The North is now threatening to shut down an industrial complex in the North Korean town of Kaesong, the best South Korea had to show for its 10 years of sunshine policy. During an inspection tour earlier this month, a high-ranking North Korean general turned to the South Korean factory owners and asked, "How soon do you think you can pack your gear and go home?" Last week, North Korea further confounded the rest of the world. It said it had never agreed to let American experts take samples from its main nuclear complex, contrary to Washington's announcement that it had.

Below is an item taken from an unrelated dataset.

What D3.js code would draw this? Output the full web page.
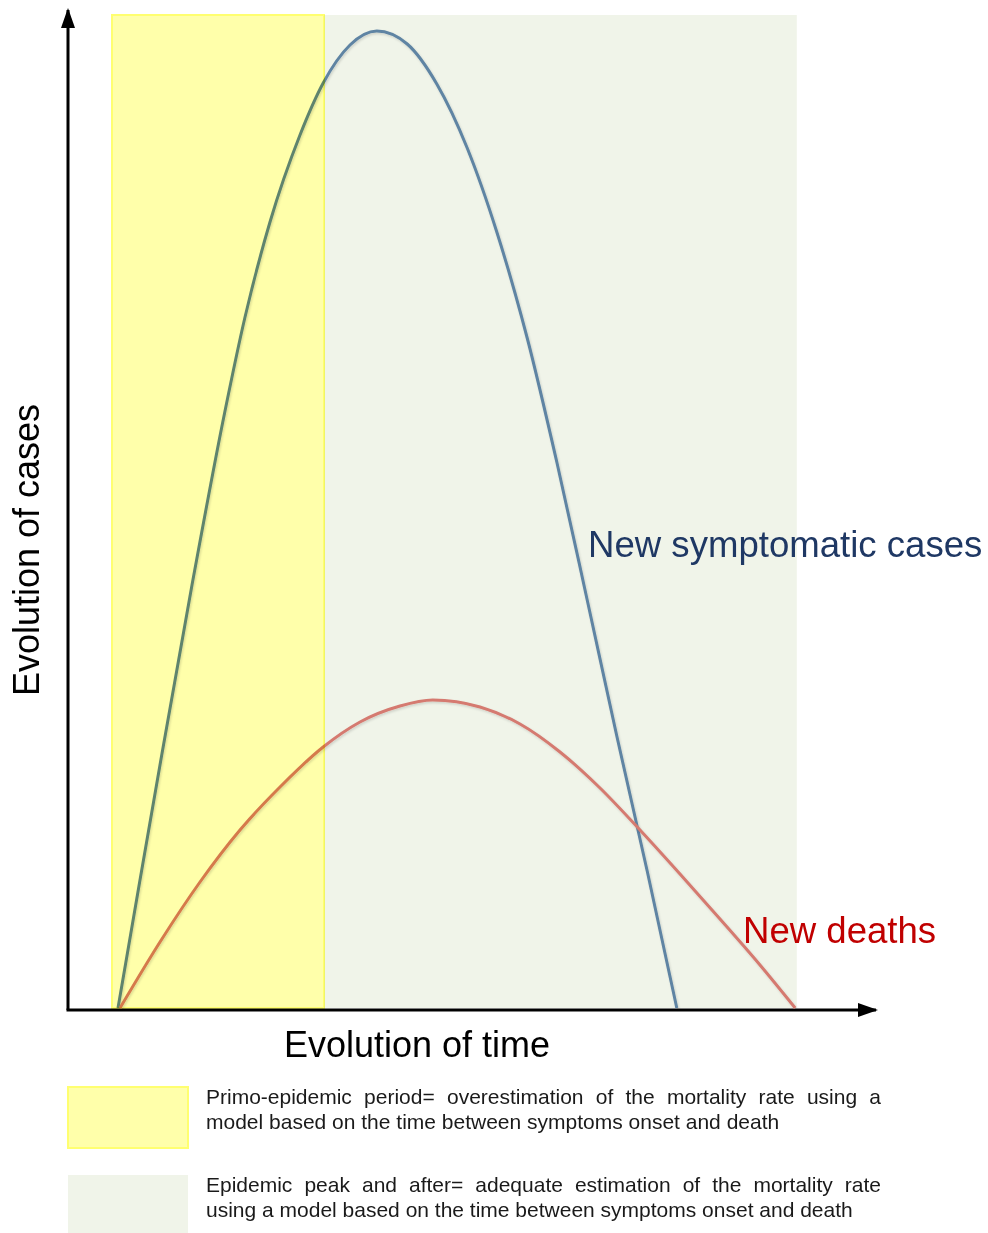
<!DOCTYPE html>
<meta charset="utf-8">
<head>
  <title>Evolution of cases</title>
  <script src="https://cdn.jsdelivr.net/npm/d3@7"></script>
  <style>
    body { margin: 0; background: #fff; }
    text { font-family: "Liberation Sans", Arial, sans-serif; }
    .axis-title { font-size: 36px; fill: #000; }
    .curve-label { font-size: 36.6px; }
    .legend-text { font-size: 21px; fill: #1a1a1a; }
  </style>
</head>
<body>
<svg id="chart"></svg>
<script>
// time units 0..100 along the x axis, case units 0..100 along the y axis
var casesTime   = [6.25, 9, 11.5, 15.5, 19.6, 22.1, 25.25, 29, 31.9, 35.25, 38.6, 42.4, 46.1, 49.9, 53.6, 57.4, 61.1, 64.9, 68.6, 72.4, 76.1];
var casesValue  = [0, 12.8, 24.3, 42.3, 59.6, 69, 78.6, 87.3, 92.5, 96.3, 97.7, 96.4, 92.4, 86, 77.6, 67, 54.6, 40.8, 27.2, 13.7, 0];
var deathsTime  = [6.5, 11.5, 16.5, 21.5, 26.5, 31.9, 36.5, 41.5, 45.6, 51.5, 56.5, 61.5, 66.5, 71.5, 76.5, 81.5, 86.5, 90.9];
var deathsValue = [0, 6.6, 12.6, 17.8, 22.1, 26.1, 28.6, 30.2, 30.8, 30.1, 28.4, 25.6, 22.0, 17.8, 13.4, 8.9, 4.3, 0];

var periodNames = ["primo", "peak"];
var periodStart = [5.5, 32];
var periodEnd   = [32, 91.1];
var periodTop   = 99.3;

var legendLines = [
  ["Primo-epidemic period= overestimation of the mortality rate using a",
   "model based on the time between symptoms onset and death"],
  ["Epidemic peak and after= adequate estimation of the mortality rate",
   "using a model based on the time between symptoms onset and death"]
];

var width = 988, height = 1233;
var svg = d3.select("#chart").attr("width", width).attr("height", height);

var x = d3.scaleLinear().domain([0, 100]).range([68, 868]);
var y = d3.scaleLinear().domain([0, 100]).range([1008, 8]);

var periodColor = d3.scaleOrdinal().domain(periodNames).range(["#ffffaa", "#f0f4e9"]);

var defs = svg.append("defs");
defs.append("marker")
    .attr("id", "arrow")
    .attr("viewBox", "0 0 20 14")
    .attr("refX", 18).attr("refY", 7)
    .attr("markerWidth", 20).attr("markerHeight", 14)
    .attr("markerUnits", "userSpaceOnUse")
    .attr("orient", "auto")
  .append("path")
    .attr("d", "M0,0L20,7L0,14z")
    .attr("fill", "#000");

defs.append("filter")
    .attr("id", "shadow")
    .attr("x", "-5%").attr("y", "-5%").attr("width", "110%").attr("height", "110%")
  .append("feDropShadow")
    .attr("dx", 1).attr("dy", 1.5).attr("stdDeviation", 1)
    .attr("flood-color", "#000").attr("flood-opacity", 0.15);

// grey band (behind the curves)
svg.append("rect")
    .attr("x", x(periodStart[1]))
    .attr("y", y(periodTop))
    .attr("width", x(periodEnd[1]) - x(periodStart[1]))
    .attr("height", y(0) - y(periodTop))
    .attr("fill", periodColor("peak"));

// axes
svg.append("line")
    .attr("x1", x(0)).attr("y1", y(0) + 2)
    .attr("x2", x(0)).attr("y2", y(99.8))
    .attr("stroke", "#000").attr("stroke-width", 3)
    .attr("marker-end", "url(#arrow)");
svg.append("line")
    .attr("x1", x(0) - 1.5).attr("y1", y(0) + 2)
    .attr("x2", x(101)).attr("y2", y(0) + 2)
    .attr("stroke", "#000").attr("stroke-width", 3)
    .attr("marker-end", "url(#arrow)");

var line = d3.line()
    .x(function(d) { return x(d[0]); })
    .y(function(d) { return y(d[1]); })
    .curve(d3.curveMonotoneX);

svg.append("path")
    .datum(d3.zip(casesTime, casesValue))
    .attr("d", line)
    .attr("fill", "none")
    .attr("stroke", "#5f84a3")
    .attr("stroke-width", 3)
    .attr("filter", "url(#shadow)");

svg.append("path")
    .datum(d3.zip(deathsTime, deathsValue))
    .attr("d", line)
    .attr("fill", "none")
    .attr("stroke", "#d57a70")
    .attr("stroke-width", 3)
    .attr("filter", "url(#shadow)");

// yellow band multiplies over the curves
svg.append("rect")
    .attr("x", x(periodStart[0]))
    .attr("y", y(periodTop))
    .attr("width", x(periodEnd[0]) - x(periodStart[0]))
    .attr("height", y(0) - y(periodTop))
    .attr("fill", periodColor("primo"))
    .attr("stroke", "#ffff70")
    .attr("stroke-width", 2)
    .style("mix-blend-mode", "multiply");

// axis titles
svg.append("text")
    .attr("class", "axis-title")
    .attr("transform", "translate(39,550) rotate(-90)")
    .attr("text-anchor", "middle")
    .text("Evolution of cases");

svg.append("text")
    .attr("class", "axis-title")
    .attr("x", 417).attr("y", 1057)
    .attr("text-anchor", "middle")
    .text("Evolution of time");

// curve labels
svg.append("text")
    .attr("class", "curve-label")
    .attr("x", 588).attr("y", 557)
    .style("fill", "#1f3864")
    .text("New symptomatic cases");

svg.append("text")
    .attr("class", "curve-label")
    .attr("x", 743).attr("y", 943)
    .style("fill", "#c00000")
    .text("New deaths");

// legend
var legendTop = [1087, 1175];
var legend = svg.selectAll(".legend")
    .data(periodNames)
    .enter().append("g")
    .attr("class", "legend")
    .attr("transform", function(d, i) { return "translate(0," + legendTop[i] + ")"; });

legend.append("rect")
    .attr("x", 68).attr("y", 0)
    .attr("width", 120).attr("height", 61)
    .attr("fill", function(d) { return periodColor(d); })
    .attr("stroke", function(d) { return d == "primo" ? "#ffff70" : "none"; })
    .attr("stroke-width", 2);

var measure = svg.append("text").attr("class", "legend-text").attr("visibility", "hidden");
function wordWidth(w) {
  measure.text(w);
  return measure.node().getComputedTextLength();
}

function writeLine(g, str, x0, x1, yy, justify) {
  var t = g.append("text").attr("class", "legend-text").attr("y", yy);
  if (!justify) {
    t.attr("x", x0).text(str);
    return;
  }
  var words = str.split(" ");
  var widths = words.map(wordWidth);
  var gap = (x1 - x0 - d3.sum(widths)) / (words.length - 1);
  var pos = x0;
  words.forEach(function(w, i) {
    t.append("tspan").attr("x", pos).text(w);
    pos += widths[i] + gap;
  });
}

legend.each(function(d, i) {
  var g = d3.select(this);
  writeLine(g, legendLines[i][0], 206, 881, 17, true);
  writeLine(g, legendLines[i][1], 206, 881, 42, false);
});
measure.remove();
</script>
</body>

All in all, the North's actions seemed to point not only to the end of the sunshine policy but also to a dangerous disintegration of relations. But longtime North Korea watchers see it much differently, saying that the moves fit a familiar and consistent pattern, and that they may even signal an upturn in relations with the United States. Over the years, they say, North Korea has divided its negotiations with the outside world into what analysts call "salami pieces," maximizing its gains at each stage. If the opponent balks, it uses brinkmanship. "North Korea got what it could from Bush. Now it is signaling to President-elect Barack Obama, 'O.K., let's negotiate again over nuclear sampling,' " said Lee Sang-hyun, an analyst at Sejong Institute, a research organization. "To Lee Myung-bak, its message is that it means action if he doesn't reconsider his policy."
Posted by:ryuge

#2  What a load of bullshit. These stupid fuckers have no goddamn clue what the hell is going on, do they?
Posted by: Mitch H.   2008-11-20 09:49  

#1  Seems to me the Norks are signaling they want to starve. How about dumping a few planeloads of Roundup upwind.